• _WHAT THE TASK REQUIRES_: Gather up the lines that contain "React".

• _DATA_:
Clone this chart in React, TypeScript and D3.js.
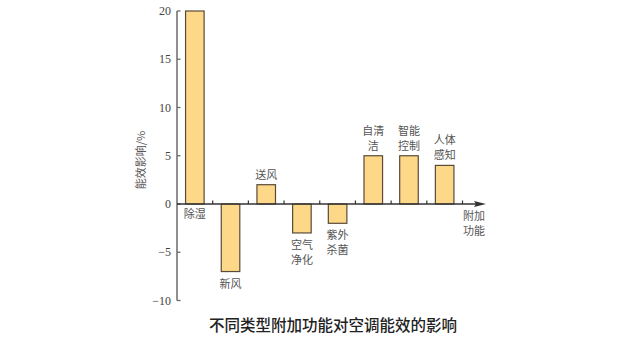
import React from "react";
import * as d3 from "d3";

const categories = ["除湿", "新风", "送风", "空气净化", "紫外杀菌", "自清洁", "智能控制", "人体感知"];
const values = [20, -7, 2, -3, -2, 5, 5, 4];
const labelLines = [["除湿"], ["新风"], ["送风"], ["空气", "净化"], ["紫外", "杀菌"], ["自清", "洁"], ["智能", "控制"], ["人体", "感知"]];
const yTicks = [-10, -5, 0, 5, 10, 15, 20];

export default function App() {
  const W = 622, H = 339;
  const x0 = 177, x1 = 462.5;
  const x = d3.scaleBand<string>().domain(categories).range([x0, x1]).paddingInner(0.48).paddingOuter(0.24);
  const y = d3.scaleLinear().domain([-10, 20]).range([300.5, 11]);
  const y0 = y(0);
  const step = x.step();
  const serif = "'Liberation Serif', 'DejaVu Serif', serif";
  const cjk = "'Noto Sans CJK SC', sans-serif";
  const axisColor = "#6a6a6a";
  const lh = 15;
  const fs = 11;
  return (
    <div style={{ position: "absolute", left: 0, top: 0 }}>
      <svg width={W} height={H} style={{ display: "block", background: "#fff" }}>
        {categories.map((c, i) => {
          const v = values[i];
          const top = Math.min(y(v), y0);
          const h = Math.abs(y(v) - y0);
          return (
            <rect key={c} x={x(c)} y={top} width={x.bandwidth()} height={h}
              fill="#fcd888" stroke="#5a4a38" strokeWidth={1.2} />
          );
        })}
        <line x1={x0} x2={x0} y1={y(20)} y2={y(-10)} stroke={axisColor} strokeWidth={1.5} />
        {yTicks.map(t => (
          <g key={t}>
            <line x1={x0} x2={x0 + 3.5} y1={y(t)} y2={y(t)} stroke={axisColor} strokeWidth={1.3} />
            <text x={x0 - 6} y={y(t)} dy="0.35em" textAnchor="end" fontFamily={serif} fontSize={12} fill="#444">
              {t < 0 ? "\u2212" + Math.abs(t) : t}
            </text>
          </g>
        ))}
        <line x1={x0} x2={476} y1={y0} y2={y0} stroke="#333" strokeWidth={1.3} />
        <path d={`M 486 ${y0} L 474 ${y0 - 3} L 476 ${y0} L 474 ${y0 + 3} Z`} fill="#333" />
        {categories.map((c, i) => {
          const bx = x0 + step * (i + 1);
          return <line key={"t" + c} x1={bx} x2={bx} y1={y0} y2={y0 - 3.5} stroke="#333" strokeWidth={1.2} />;
        })}
        {categories.map((c, i) => {
          const v = values[i];
          const cx = (x(c) as number) + x.bandwidth() / 2;
          const lines = labelLines[i];
          let startY: number;
          if (i === 0) startY = y0 + 14;
          else if (v < 0) startY = y(v) + 16;
          else startY = y(v) - 6 - (lines.length - 1) * lh;
          return (
            <g key={"l" + c}>
              {lines.map((ln, k) => (
                <text key={k} x={cx} y={startY + k * lh} textAnchor="middle" fontFamily={cjk} fontSize={fs} fill="#555">{ln}</text>
              ))}
            </g>
          );
        })}
        <text x={474} y={220} textAnchor="middle" fontFamily={cjk} fontSize={fs} fill="#555">附加</text>
        <text x={474} y={235} textAnchor="middle" fontFamily={cjk} fontSize={fs} fill="#555">功能</text>
        <text transform={`translate(145,160) rotate(-90)`} textAnchor="middle" fontFamily={cjk} fontSize={11} fill="#555">
          能效影响/%
        </text>
        <text x={333} y={330.5} textAnchor="middle" fontFamily={cjk} fontSize={15.5} fontWeight={500} fill="#222">
          不同类型附加功能对空调能效的影响
        </text>
      </svg>
    </div>
  );
}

• _RESULT OF THE TASK_:
Clone this chart in React, TypeScript and D3.js.
import React from "react";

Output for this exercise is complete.